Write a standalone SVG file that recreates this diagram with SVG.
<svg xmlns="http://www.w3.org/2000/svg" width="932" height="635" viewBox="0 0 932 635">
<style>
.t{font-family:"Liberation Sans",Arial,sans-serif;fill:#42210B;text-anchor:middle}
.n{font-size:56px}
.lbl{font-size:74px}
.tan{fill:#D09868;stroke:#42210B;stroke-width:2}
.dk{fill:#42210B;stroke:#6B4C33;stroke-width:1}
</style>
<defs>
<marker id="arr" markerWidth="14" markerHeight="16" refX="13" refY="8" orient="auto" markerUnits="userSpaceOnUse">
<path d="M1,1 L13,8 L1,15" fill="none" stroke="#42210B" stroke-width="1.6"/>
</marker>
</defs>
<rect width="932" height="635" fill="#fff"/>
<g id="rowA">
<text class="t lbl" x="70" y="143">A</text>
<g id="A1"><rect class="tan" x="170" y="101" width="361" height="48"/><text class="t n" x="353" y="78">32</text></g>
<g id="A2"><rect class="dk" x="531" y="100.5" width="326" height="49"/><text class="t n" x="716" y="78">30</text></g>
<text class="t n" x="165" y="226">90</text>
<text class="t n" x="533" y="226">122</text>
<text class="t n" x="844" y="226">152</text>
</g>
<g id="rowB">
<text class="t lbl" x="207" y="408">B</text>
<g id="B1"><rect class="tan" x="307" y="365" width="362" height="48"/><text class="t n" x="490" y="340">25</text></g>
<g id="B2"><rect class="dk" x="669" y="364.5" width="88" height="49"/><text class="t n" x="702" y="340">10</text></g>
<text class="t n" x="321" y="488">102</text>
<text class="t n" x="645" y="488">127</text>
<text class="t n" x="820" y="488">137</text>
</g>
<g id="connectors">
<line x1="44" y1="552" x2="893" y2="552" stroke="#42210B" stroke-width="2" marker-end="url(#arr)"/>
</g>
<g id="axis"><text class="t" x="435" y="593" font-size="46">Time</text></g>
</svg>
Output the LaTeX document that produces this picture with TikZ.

◆ YOUR INSTRUCTIONS
Check each line of the records above for "this", and copy those that have it.

◆ FINISHED ANSWER
Write a standalone SVG file that recreates this diagram with SVG.
Output the LaTeX document that produces this picture with TikZ.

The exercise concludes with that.